The UN secretary-general's spokesman, Stephane Dujarric, said on Monday that the bodies, which included women and children, "remind us of the high price paid by civilians and the desperate and urgent need for an immediate cessation of hostilities".

Libya map

Officials from the GNA said the bodies appeared to have been executed and also displayed signs of torture.

Meanwhile, the GNA troops are accused of extrajudicial killings as well as carrying out a campaign of arrests, arson and looting across Tarhuna after seizing it.

Battle for Sirte

Following Tarhuna, the GNA has advanced towards Sirte, to which many of Haftar's forces have withdrawn. 

Sirte, the hometown of toppled autocrat Muammar Gaddafi, is the last major city before the traditional boundary between Libya's western Tripolitania and eastern Cyrenaica regions.

The town was taken by Haftar's forces virtually without a fight in January after one of Libya's myriad local militias switched sides.

Beyond Sirte lies the prize of Libya's main oil export ports, Haftar's most important strategic asset.

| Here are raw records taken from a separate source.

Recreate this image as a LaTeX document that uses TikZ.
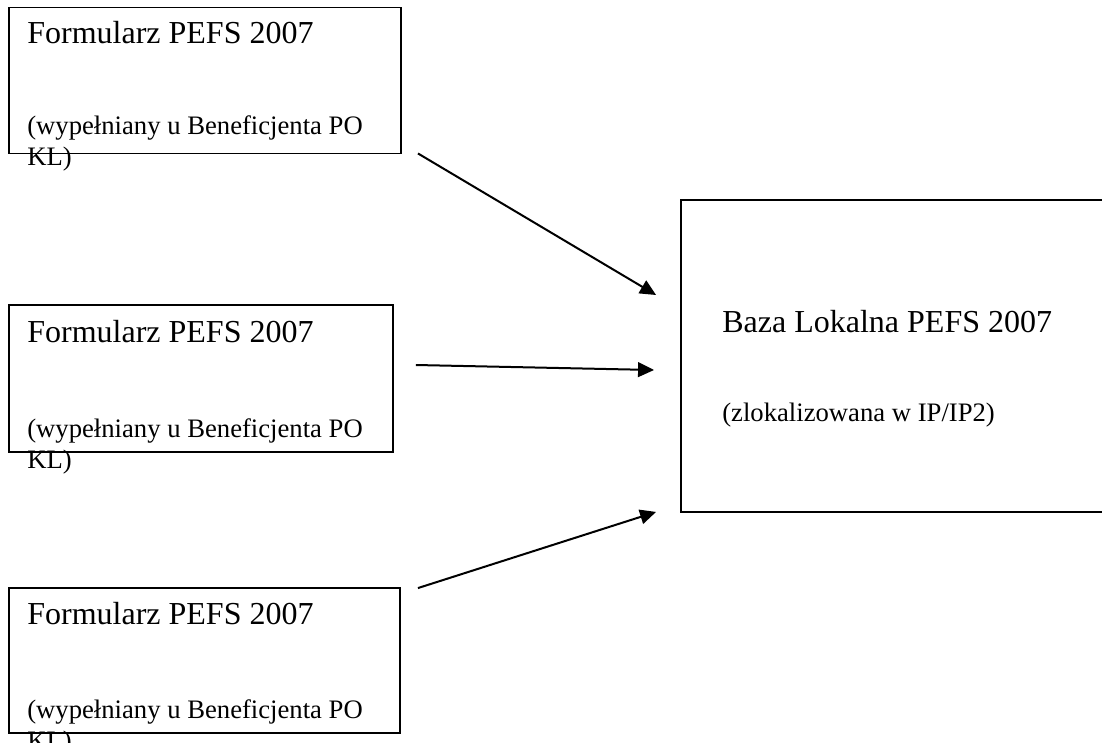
\documentclass[tikz,border=0pt]{standalone}
\usepackage{fontspec}
\setmainfont{Liberation Serif}
\usepackage{tikz}
\usetikzlibrary{calc,positioning,arrows.meta}
\tikzstyle{flowchart}=[
  >={Triangle[length=12pt,width=11pt]}, x=0.75pt, y=-0.75pt
]
\tikzstyle{formbox}=[
  draw, rectangle, line width=1.4pt, inner sep=0pt
]
\tikzstyle{boxtitle}=[
  inner sep=0pt, anchor=base west, font=\fontsize{24pt}{28pt}\selectfont
]
\tikzstyle{boxnote}=[
  inner sep=0pt, anchor=base west, align=left, font=\fontsize{20pt}{23.25pt}\selectfont
]
\tikzstyle{feed}=[
  ->, line width=1.5pt
]

\begin{document}
\begin{tikzpicture}[flowchart]
    \useasboundingbox (0,0) rectangle (1102,742);
      % formularze
      \node (f1) at (205,80.5) [formbox, minimum width=294pt, minimum height=109.5pt] {};
      \node (f2) at (201,378.5) [formbox, minimum width=288pt, minimum height=110.25pt] {};
      \node (f3) at (204.5,660.5) [formbox, minimum width=293.25pt, minimum height=108.75pt] {};
      \node (f1t) at ($(f1.north west) + (19,37)$) [boxtitle] {Formularz PEFS 2007};
      \node (f1n) at ($(f1.south west) + (19,11)$) [boxnote] {(wypełniany u Beneficjenta PO\\KL)};
      \node (f2t) at ($(f2.north west) + (19,38)$) [boxtitle] {Formularz PEFS 2007};
      \node (f2n) at ($(f2.south west) + (19,16)$) [boxnote] {(wypełniany u Beneficjenta PO\\KL)};
      \node (f3t) at ($(f3.north west) + (19,37)$) [boxtitle] {Formularz PEFS 2007};
      \node (f3n) at ($(f3.south west) + (19,16)$) [boxnote] {(wypełniany u Beneficjenta PO\\KL)};
      % baza
      \node (baza) at (894.5,356) [formbox, minimum width=320.25pt, minimum height=234pt] {};
      \node (bazat) at ($(baza.north west) + (42,133)$) [boxtitle] {Baza Lokalna PEFS 2007};
      \node (bazan) at ($(baza.north west) + (42,222)$) [boxnote] {(zlokalizowana w IP/IP2)};
      % strzalki
      \coordinate (s1) at ($(f1.south east) + (16,-1)$);
      \coordinate (s2) at ($(f2.east) + (22,-13.5)$);
      \coordinate (s3) at ($(f3.north east) + (17,1)$);
      \coordinate (t1) at ($(baza.west) + (-24,-61)$);
      \coordinate (t2) at ($(baza.west) + (-26,14)$);
      \coordinate (t3) at ($(baza.south west) + (-24,-1)$);
      \draw [feed] (s1) -- (t1);
      \draw [feed] (s2) -- (t2);
      \draw [feed] (s3) -- (t3);
    \end{tikzpicture}
\end{document}
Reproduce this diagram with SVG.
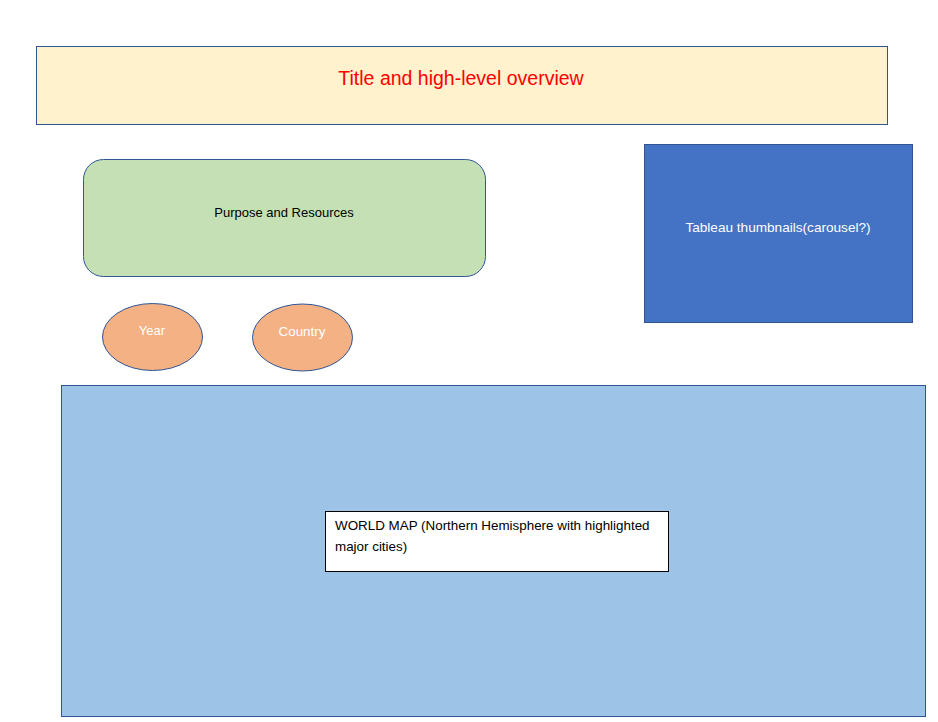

Located about 450km east of Tripoli, the town was where Gaddafi held his last stand against Nato-backed rebel forces in 2011.

Libya has endured years of violence since the 2011 uprising that toppled and killed Gaddafi, with rival administrations and scores of militias battling for power.

The UN has urged outside powers to respect a deal reached at a January conference in Berlin, end foreign meddling and uphold a much-violated arms embargo.